Luckily, Glenn Kay has updated his authoritative work on the subject, Zombie Movies: The Ultimate Guide, and it’s just in time for Halloween.
From the genre’s Caribbean-voodoo beginnings (the 1932 Bela Lugosi thriller White Zombie is generally considered to be the first zombie movie), through the undead flesh eaters of the 1960s, to modern-day CGI splatterfests, Kay manages to cover it all with intelligence and more than a little humour.
With an easygoing, conversational style, Kay provides descriptions, background, and reviews of every zombie movie he’s managed to exhume. But he also takes it a step further, exploring subtext and deeper meanings within the genre. As Kay notes, “There is often much more to zombie films than meets—or revolts—the eye.”

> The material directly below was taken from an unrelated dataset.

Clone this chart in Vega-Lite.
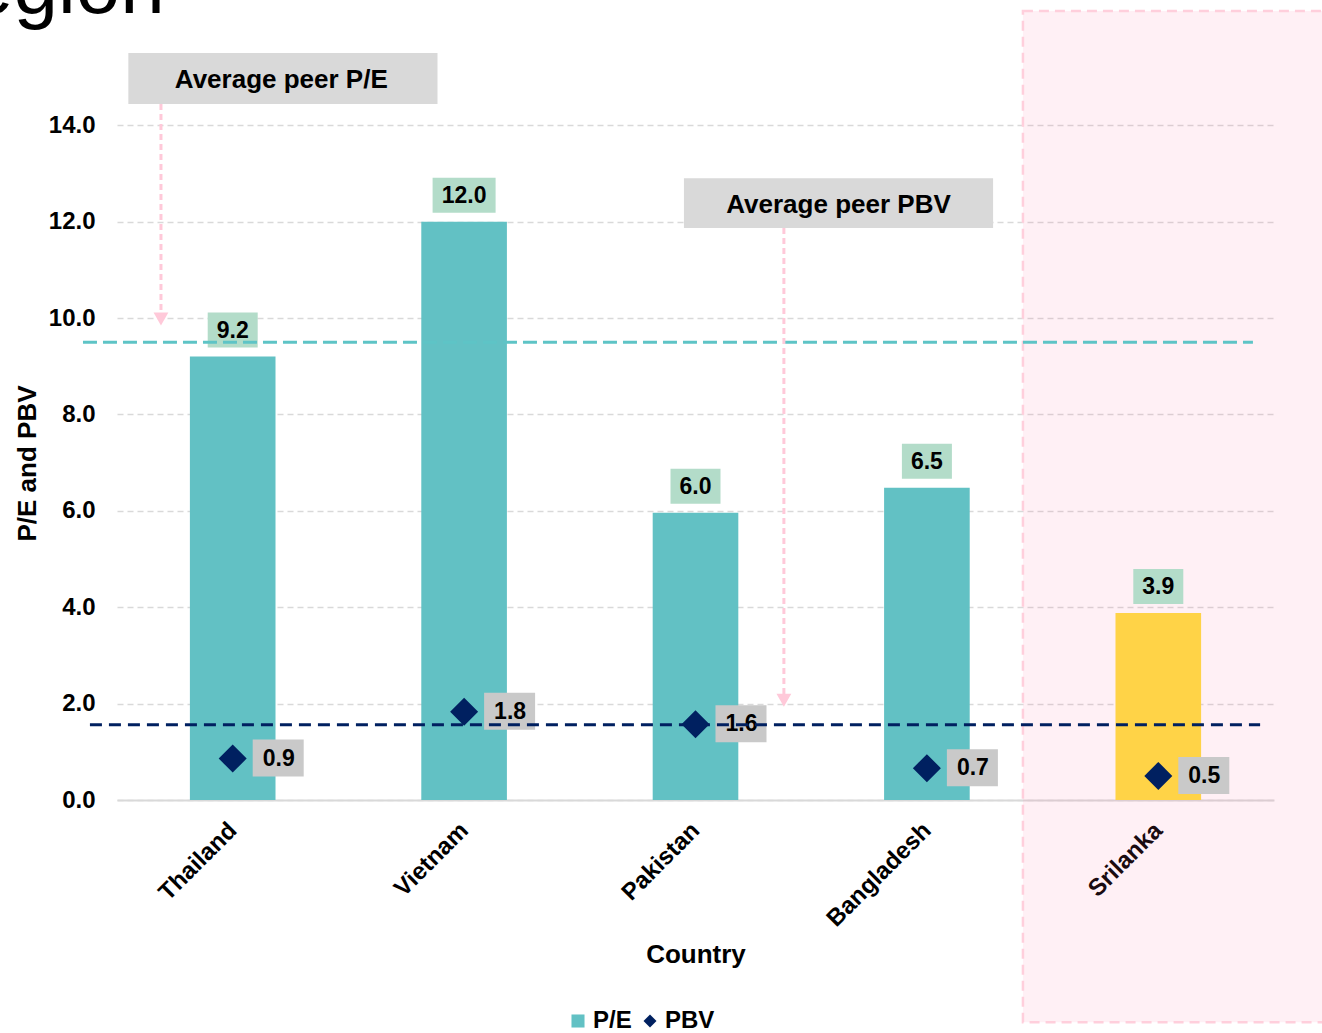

While Kay does spend time on Hollywood movies, the real focus is on independent and European productions, which produced most of the noteworthy zombie films throughout the 1960s and 1970s. It was truly the genre’s golden era, with filmmakers like George A. Romero, Lucio Fulci, Jorge Grau, and Dario Argento creating a standard that stands to this day.
With this second edition, Kay also updates everything that’s come along since the book was first released in 2008—including two new Romero films, Diary of the Dead and Survival of the Dead, the Canadian Pontypool, Norwegian Nazi zombie shocker Dead Snow, the blockbuster comedy Zombieland, and of course, the TV show everyone loves to hate, The Walking Dead.
Zombie Movies also comes with a myriad of extras, including interviews with everyone from special-effects gurus (Tom Savini and his protégé Greg Nicotero) to directors (Canadians Bruce McDonald and Andrew Currie), to zombie actors such as Jennifer Baxter, who portrayed the fan-favourite softball-player zombie in Land of the Dead. There are hundreds of rare photos as well, culled from decades of gruesome stills and posters. And Kay even provides fodder for hours of argument with his personal list of the 25 greatest zombie films of all time.
With such a wealth of information, Kay’s book is bound to keep any zombiephile entertained for days, reliving the thrill of favourite classics. But be forewarned: it will also cause a ravenous hunger for all those low-budget and obscure shockers still unseen.
As Alejandro Brugués, director of the recent Cuban zombie movie Juan of the Dead, says in his enthusiastic forward: “I just realized that I have a lot of catching up to do.”